Today, Katsuyama leads IEX as its CEO – a role he said is beyond anything he could have ever imagined. “To be launching a new business and to be on “60 Minutes”, to have Michael Lewis write a book about you. The idea that happened is, in many ways, just a gift from God – I just can’t believe that it happened.”
Receiving that much media attention while starting a business is challenging on many levels. Katsuyama focused on making sure the coverage didn’t change how the IEX team treated each other or how he ran the company. “I knew that everyone was going to be looking to me to set that example.” Katsuyama credited author Michael Lewis with giving him some great advice to keep him grounded. Lewis told him to read a great review and then go and find an opposing piece and then do an inventory of how each one made him feel. “He said if the bad one feels way worse than the good one feels, then stop reading everything.”

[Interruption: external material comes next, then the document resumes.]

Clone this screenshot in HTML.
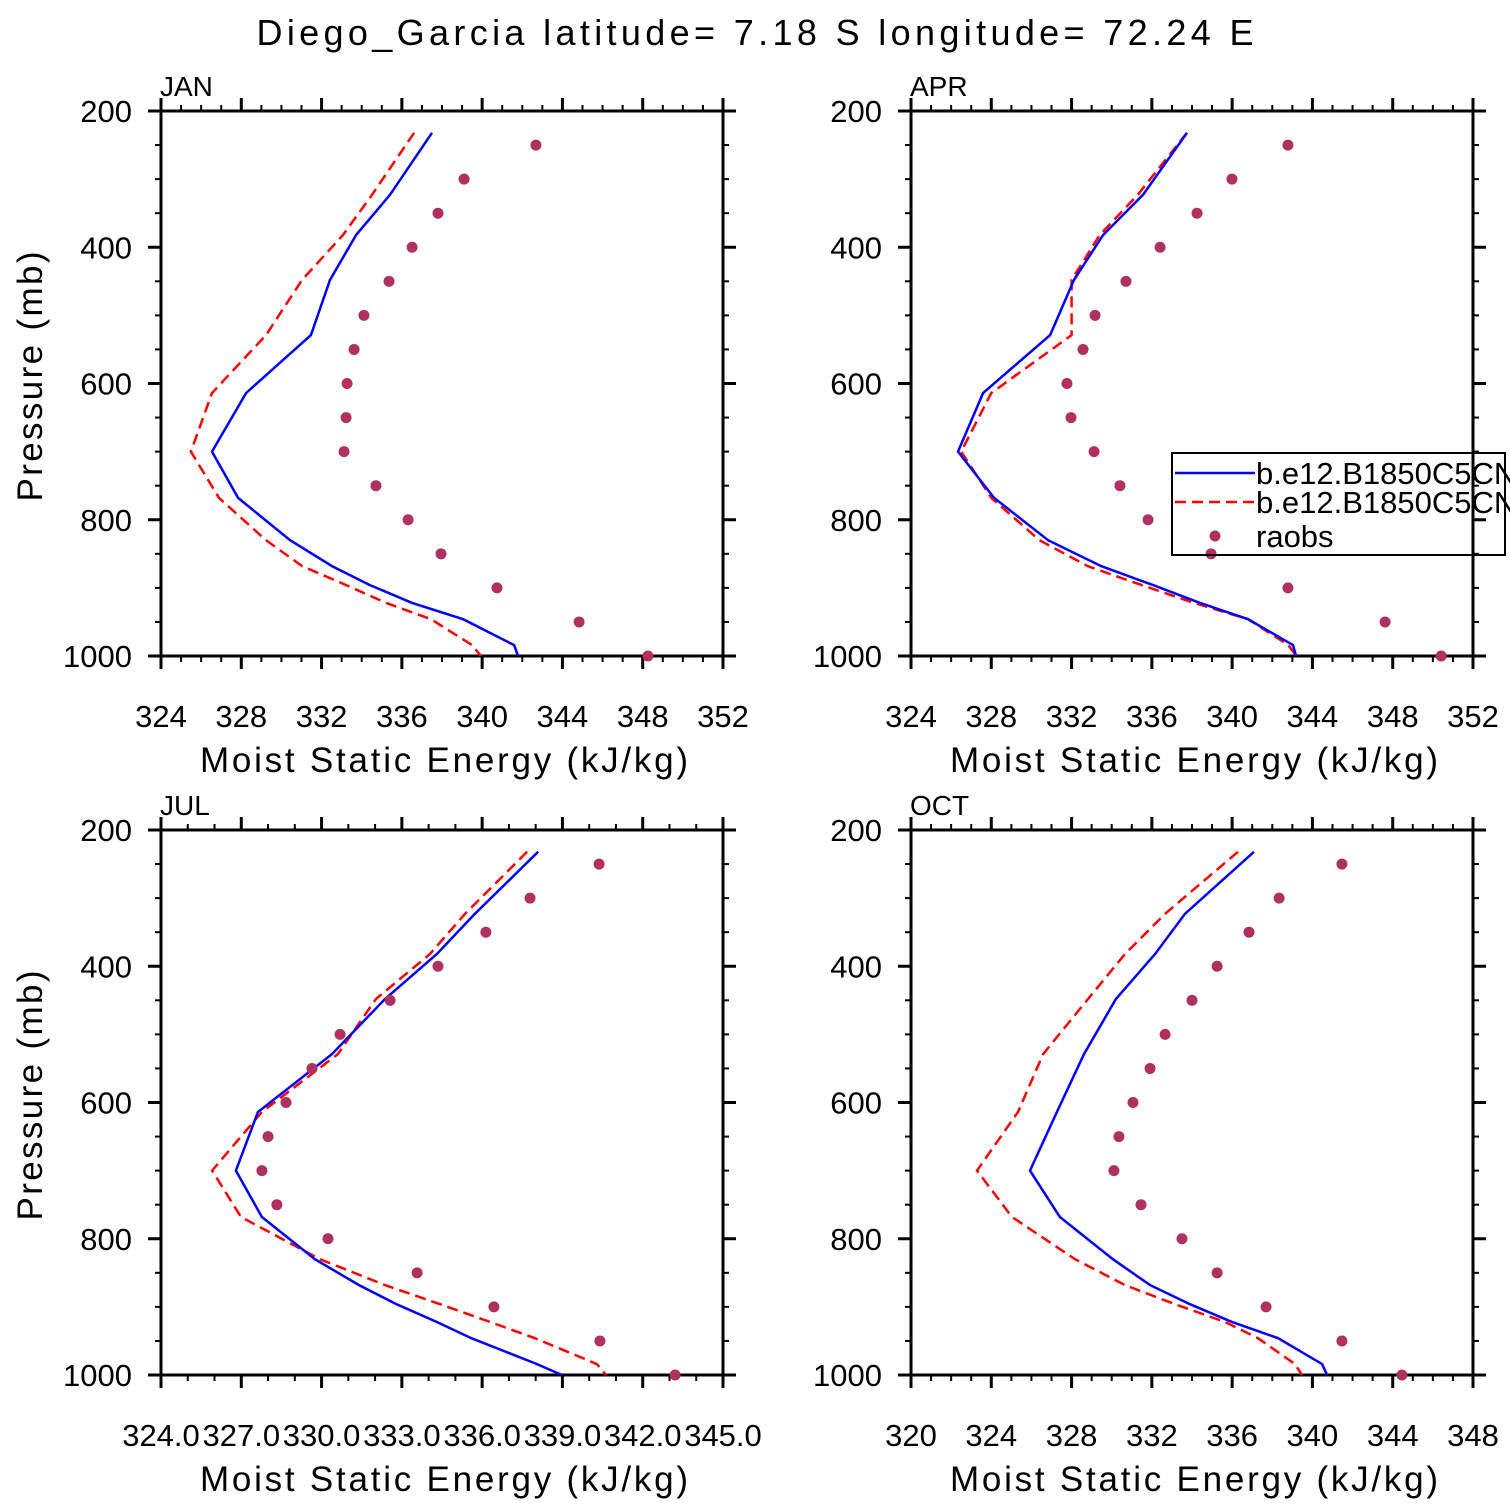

Katsuyama stopped reading the coverage. Instead, he trusted his team to keep updated and bring him in if something needed his attention. He’s also not on any social media platform. “Not being sucked into that news I think helped kind of give me perspective,” he said.
When the book came out in 2014, IEX was managing 30 million trades a day. In 2020, they had six days in a row of over one billion shares traded every day. Katsuyama credits IEX’s success to sticking to their guns. “Things that are in that book are as true today or truer today than they ever have been,” he said. “A lot of these practices that I think that we set out to address have not only been outed and identified, but people are now educated to the point where they know how to avoid them.”
Katsuyama has taken his experience in academics and athletics from Laurier and used it to help educate retail investors worldwide. The influence of sports in his life taught him the importance of integrity and dedication. He said it doesn’t have to be sports either – it can be any extracurricular activity. “You have to commit to a group of people and dedicate a lot of time. I think those are opportunities people should really seek out. They create a more well-rounded perspective that you can take to your job when you eventually graduate.”